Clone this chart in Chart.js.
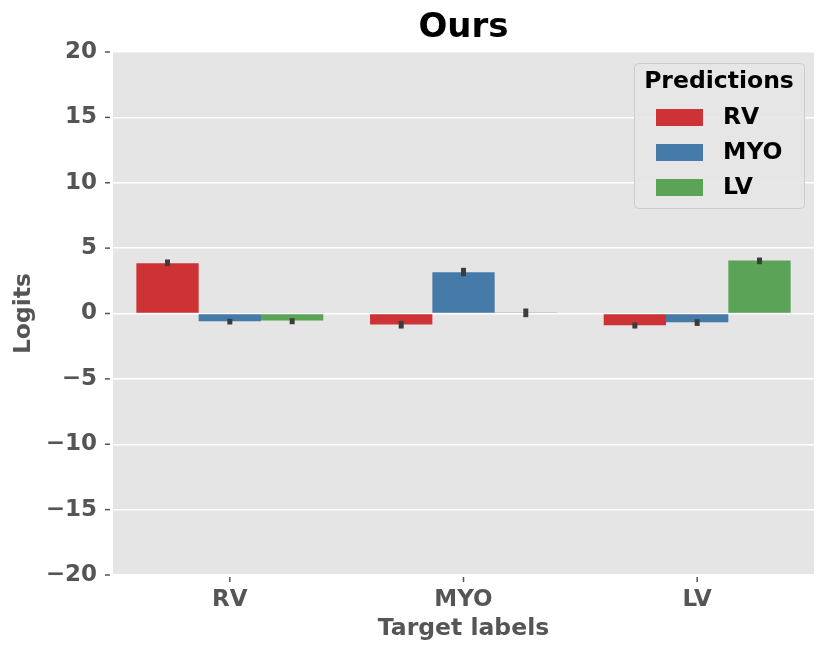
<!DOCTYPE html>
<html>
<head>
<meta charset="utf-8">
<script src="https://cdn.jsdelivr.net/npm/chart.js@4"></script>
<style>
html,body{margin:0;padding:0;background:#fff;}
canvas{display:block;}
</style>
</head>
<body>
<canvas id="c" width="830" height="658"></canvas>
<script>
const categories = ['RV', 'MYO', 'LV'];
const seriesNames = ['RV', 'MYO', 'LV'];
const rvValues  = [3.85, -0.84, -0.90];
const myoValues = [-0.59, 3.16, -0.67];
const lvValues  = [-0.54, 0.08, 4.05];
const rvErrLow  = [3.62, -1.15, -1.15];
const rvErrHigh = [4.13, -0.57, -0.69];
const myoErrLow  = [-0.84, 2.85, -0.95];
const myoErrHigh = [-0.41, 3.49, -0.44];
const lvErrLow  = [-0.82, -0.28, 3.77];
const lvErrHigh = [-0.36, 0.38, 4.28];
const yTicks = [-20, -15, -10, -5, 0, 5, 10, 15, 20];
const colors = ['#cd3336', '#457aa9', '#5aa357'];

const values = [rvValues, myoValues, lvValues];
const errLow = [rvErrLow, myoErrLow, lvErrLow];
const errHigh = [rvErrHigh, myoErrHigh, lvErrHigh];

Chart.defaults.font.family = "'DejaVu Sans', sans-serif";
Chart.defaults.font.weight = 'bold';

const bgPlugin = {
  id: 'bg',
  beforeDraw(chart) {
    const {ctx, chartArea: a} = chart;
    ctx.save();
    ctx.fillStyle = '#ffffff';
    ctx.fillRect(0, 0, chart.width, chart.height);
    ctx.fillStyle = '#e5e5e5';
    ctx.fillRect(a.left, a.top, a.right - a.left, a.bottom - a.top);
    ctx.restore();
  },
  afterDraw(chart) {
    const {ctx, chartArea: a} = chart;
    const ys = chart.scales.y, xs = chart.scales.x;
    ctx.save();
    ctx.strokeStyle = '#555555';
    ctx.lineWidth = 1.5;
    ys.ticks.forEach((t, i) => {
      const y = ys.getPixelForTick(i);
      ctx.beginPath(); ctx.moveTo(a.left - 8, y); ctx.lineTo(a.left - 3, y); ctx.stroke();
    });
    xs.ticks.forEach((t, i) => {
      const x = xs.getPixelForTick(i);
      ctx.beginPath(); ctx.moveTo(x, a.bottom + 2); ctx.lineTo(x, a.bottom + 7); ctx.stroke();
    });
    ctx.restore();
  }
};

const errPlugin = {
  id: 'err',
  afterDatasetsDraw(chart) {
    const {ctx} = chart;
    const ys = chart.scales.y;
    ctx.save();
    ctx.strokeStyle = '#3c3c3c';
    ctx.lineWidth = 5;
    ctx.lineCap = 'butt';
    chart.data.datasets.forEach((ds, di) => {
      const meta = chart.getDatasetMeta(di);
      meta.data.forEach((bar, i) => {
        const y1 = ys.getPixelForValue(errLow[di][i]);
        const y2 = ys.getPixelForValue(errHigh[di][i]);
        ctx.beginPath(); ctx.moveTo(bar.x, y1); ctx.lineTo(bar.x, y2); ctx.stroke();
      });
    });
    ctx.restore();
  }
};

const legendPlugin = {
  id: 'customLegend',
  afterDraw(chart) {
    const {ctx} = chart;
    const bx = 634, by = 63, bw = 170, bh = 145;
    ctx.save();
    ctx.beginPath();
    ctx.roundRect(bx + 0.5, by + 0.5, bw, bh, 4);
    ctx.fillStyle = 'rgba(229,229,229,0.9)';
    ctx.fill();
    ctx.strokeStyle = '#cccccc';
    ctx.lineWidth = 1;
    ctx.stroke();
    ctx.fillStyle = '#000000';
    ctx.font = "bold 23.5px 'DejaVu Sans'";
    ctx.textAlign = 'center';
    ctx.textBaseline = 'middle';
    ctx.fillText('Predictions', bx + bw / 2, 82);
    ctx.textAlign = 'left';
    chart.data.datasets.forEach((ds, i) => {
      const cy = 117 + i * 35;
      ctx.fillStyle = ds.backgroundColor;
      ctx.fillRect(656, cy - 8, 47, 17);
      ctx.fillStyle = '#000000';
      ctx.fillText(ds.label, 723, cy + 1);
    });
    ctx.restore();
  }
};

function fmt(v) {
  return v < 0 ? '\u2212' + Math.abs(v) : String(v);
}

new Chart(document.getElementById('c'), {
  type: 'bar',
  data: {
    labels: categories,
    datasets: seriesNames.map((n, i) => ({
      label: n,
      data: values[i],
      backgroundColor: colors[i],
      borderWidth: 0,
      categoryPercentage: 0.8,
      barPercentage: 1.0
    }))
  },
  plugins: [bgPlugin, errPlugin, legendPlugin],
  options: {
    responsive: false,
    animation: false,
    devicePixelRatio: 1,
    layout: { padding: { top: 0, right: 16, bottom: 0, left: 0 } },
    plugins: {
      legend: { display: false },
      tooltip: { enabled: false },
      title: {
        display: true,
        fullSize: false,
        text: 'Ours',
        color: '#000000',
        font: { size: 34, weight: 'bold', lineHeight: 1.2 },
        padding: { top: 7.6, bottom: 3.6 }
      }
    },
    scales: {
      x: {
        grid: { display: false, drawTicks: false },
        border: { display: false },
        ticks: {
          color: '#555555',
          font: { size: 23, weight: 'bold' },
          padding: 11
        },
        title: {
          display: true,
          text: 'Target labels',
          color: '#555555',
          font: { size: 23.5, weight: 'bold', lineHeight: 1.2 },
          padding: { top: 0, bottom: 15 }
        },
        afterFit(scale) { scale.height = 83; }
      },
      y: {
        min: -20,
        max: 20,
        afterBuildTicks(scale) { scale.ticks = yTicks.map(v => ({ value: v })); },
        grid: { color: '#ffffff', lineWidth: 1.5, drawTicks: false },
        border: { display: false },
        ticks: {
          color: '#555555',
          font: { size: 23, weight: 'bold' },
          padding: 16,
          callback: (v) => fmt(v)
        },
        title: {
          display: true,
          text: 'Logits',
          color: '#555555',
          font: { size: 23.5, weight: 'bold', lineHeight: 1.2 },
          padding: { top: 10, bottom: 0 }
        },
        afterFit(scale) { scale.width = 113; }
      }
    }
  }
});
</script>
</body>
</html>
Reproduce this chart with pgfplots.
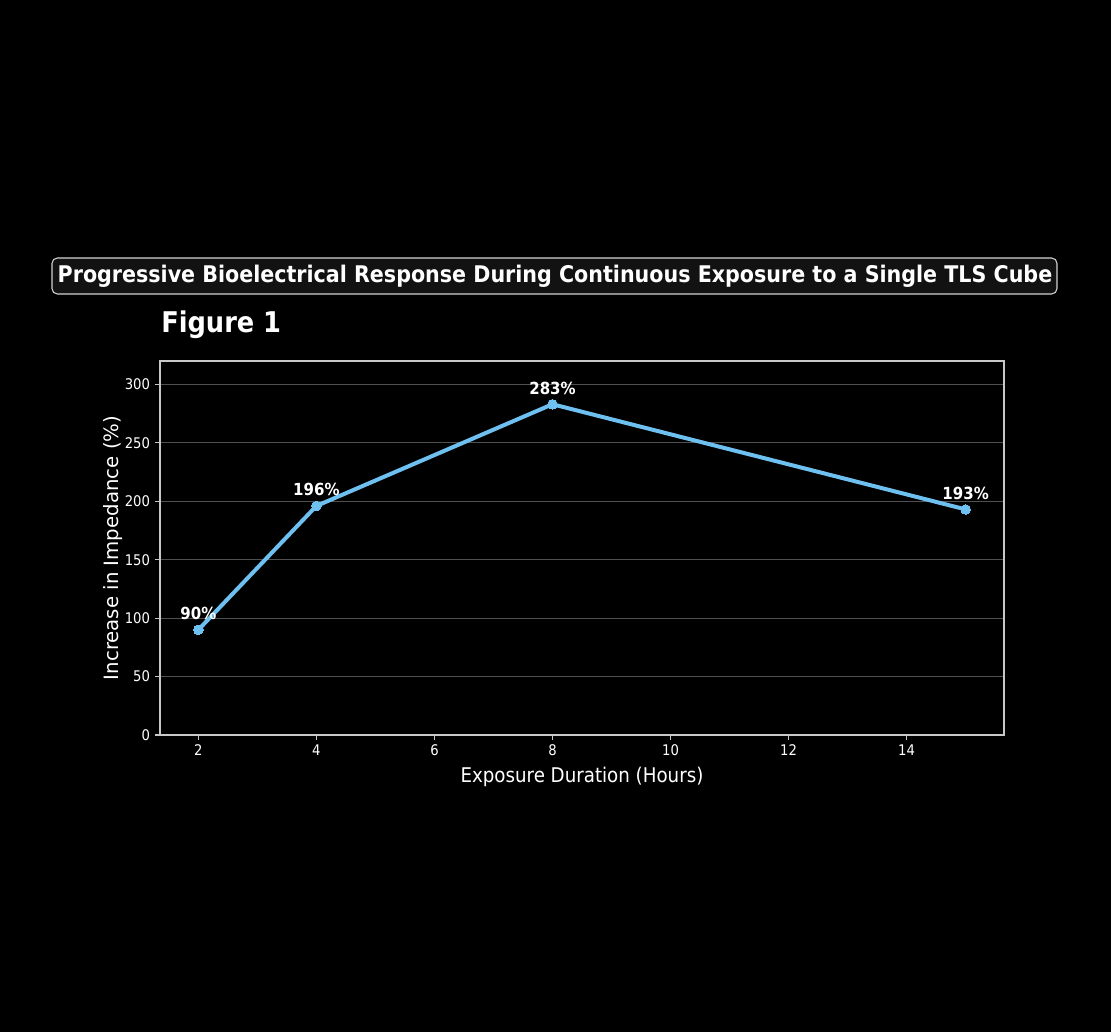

########

▶ _Your objective_:
Reproduce the data above in full, exactly as it is, with the pictures left out.

▶ _Solution for this exercise_:
Clone this chart in Chart.js.
<!DOCTYPE html>
<html>
<head>
<meta charset="utf-8">
<script src="https://cdn.jsdelivr.net/npm/chart.js@4"></script>
<style>
html,body{margin:0;padding:0;background:#fff;}
canvas{display:block;}
</style>
</head>
<body>
<canvas id="c" width="830" height="658"></canvas>
<script>
const categories = ['RV', 'MYO', 'LV'];
const seriesNames = ['RV', 'MYO', 'LV'];
const rvValues  = [3.85, -0.84, -0.90];
const myoValues = [-0.59, 3.16, -0.67];
const lvValues  = [-0.54, 0.08, 4.05];
const rvErrLow  = [3.62, -1.15, -1.15];
const rvErrHigh = [4.13, -0.57, -0.69];
const myoErrLow  = [-0.84, 2.85, -0.95];
const myoErrHigh = [-0.41, 3.49, -0.44];
const lvErrLow  = [-0.82, -0.28, 3.77];
const lvErrHigh = [-0.36, 0.38, 4.28];
const yTicks = [-20, -15, -10, -5, 0, 5, 10, 15, 20];
const colors = ['#cd3336', '#457aa9', '#5aa357'];

const values = [rvValues, myoValues, lvValues];
const errLow = [rvErrLow, myoErrLow, lvErrLow];
const errHigh = [rvErrHigh, myoErrHigh, lvErrHigh];

Chart.defaults.font.family = "'DejaVu Sans', sans-serif";
Chart.defaults.font.weight = 'bold';

const bgPlugin = {
  id: 'bg',
  beforeDraw(chart) {
    const {ctx, chartArea: a} = chart;
    ctx.save();
    ctx.fillStyle = '#ffffff';
    ctx.fillRect(0, 0, chart.width, chart.height);
    ctx.fillStyle = '#e5e5e5';
    ctx.fillRect(a.left, a.top, a.right - a.left, a.bottom - a.top);
    ctx.restore();
  },
  afterDraw(chart) {
    const {ctx, chartArea: a} = chart;
    const ys = chart.scales.y, xs = chart.scales.x;
    ctx.save();
    ctx.strokeStyle = '#555555';
    ctx.lineWidth = 1.5;
    ys.ticks.forEach((t, i) => {
      const y = ys.getPixelForTick(i);
      ctx.beginPath(); ctx.moveTo(a.left - 8, y); ctx.lineTo(a.left - 3, y); ctx.stroke();
    });
    xs.ticks.forEach((t, i) => {
      const x = xs.getPixelForTick(i);
      ctx.beginPath(); ctx.moveTo(x, a.bottom + 2); ctx.lineTo(x, a.bottom + 7); ctx.stroke();
    });
    ctx.restore();
  }
};

const errPlugin = {
  id: 'err',
  afterDatasetsDraw(chart) {
    const {ctx} = chart;
    const ys = chart.scales.y;
    ctx.save();
    ctx.strokeStyle = '#3c3c3c';
    ctx.lineWidth = 5;
    ctx.lineCap = 'butt';
    chart.data.datasets.forEach((ds, di) => {
      const meta = chart.getDatasetMeta(di);
      meta.data.forEach((bar, i) => {
        const y1 = ys.getPixelForValue(errLow[di][i]);
        const y2 = ys.getPixelForValue(errHigh[di][i]);
        ctx.beginPath(); ctx.moveTo(bar.x, y1); ctx.lineTo(bar.x, y2); ctx.stroke();
      });
    });
    ctx.restore();
  }
};

const legendPlugin = {
  id: 'customLegend',
  afterDraw(chart) {
    const {ctx} = chart;
    const bx = 634, by = 63, bw = 170, bh = 145;
    ctx.save();
    ctx.beginPath();
    ctx.roundRect(bx + 0.5, by + 0.5, bw, bh, 4);
    ctx.fillStyle = 'rgba(229,229,229,0.9)';
    ctx.fill();
    ctx.strokeStyle = '#cccccc';
    ctx.lineWidth = 1;
    ctx.stroke();
    ctx.fillStyle = '#000000';
    ctx.font = "bold 23.5px 'DejaVu Sans'";
    ctx.textAlign = 'center';
    ctx.textBaseline = 'middle';
    ctx.fillText('Predictions', bx + bw / 2, 82);
    ctx.textAlign = 'left';
    chart.data.datasets.forEach((ds, i) => {
      const cy = 117 + i * 35;
      ctx.fillStyle = ds.backgroundColor;
      ctx.fillRect(656, cy - 8, 47, 17);
      ctx.fillStyle = '#000000';
      ctx.fillText(ds.label, 723, cy + 1);
    });
    ctx.restore();
  }
};

function fmt(v) {
  return v < 0 ? '\u2212' + Math.abs(v) : String(v);
}

new Chart(document.getElementById('c'), {
  type: 'bar',
  data: {
    labels: categories,
    datasets: seriesNames.map((n, i) => ({
      label: n,
      data: values[i],
      backgroundColor: colors[i],
      borderWidth: 0,
      categoryPercentage: 0.8,
      barPercentage: 1.0
    }))
  },
  plugins: [bgPlugin, errPlugin, legendPlugin],
  options: {
    responsive: false,
    animation: false,
    devicePixelRatio: 1,
    layout: { padding: { top: 0, right: 16, bottom: 0, left: 0 } },
    plugins: {
      legend: { display: false },
      tooltip: { enabled: false },
      title: {
        display: true,
        fullSize: false,
        text: 'Ours',
        color: '#000000',
        font: { size: 34, weight: 'bold', lineHeight: 1.2 },
        padding: { top: 7.6, bottom: 3.6 }
      }
    },
    scales: {
      x: {
        grid: { display: false, drawTicks: false },
        border: { display: false },
        ticks: {
          color: '#555555',
          font: { size: 23, weight: 'bold' },
          padding: 11
        },
        title: {
          display: true,
          text: 'Target labels',
          color: '#555555',
          font: { size: 23.5, weight: 'bold', lineHeight: 1.2 },
          padding: { top: 0, bottom: 15 }
        },
        afterFit(scale) { scale.height = 83; }
      },
      y: {
        min: -20,
        max: 20,
        afterBuildTicks(scale) { scale.ticks = yTicks.map(v => ({ value: v })); },
        grid: { color: '#ffffff', lineWidth: 1.5, drawTicks: false },
        border: { display: false },
        ticks: {
          color: '#555555',
          font: { size: 23, weight: 'bold' },
          padding: 16,
          callback: (v) => fmt(v)
        },
        title: {
          display: true,
          text: 'Logits',
          color: '#555555',
          font: { size: 23.5, weight: 'bold', lineHeight: 1.2 },
          padding: { top: 10, bottom: 0 }
        },
        afterFit(scale) { scale.width = 113; }
      }
    }
  }
});
</script>
</body>
</html>
Reproduce this chart with pgfplots.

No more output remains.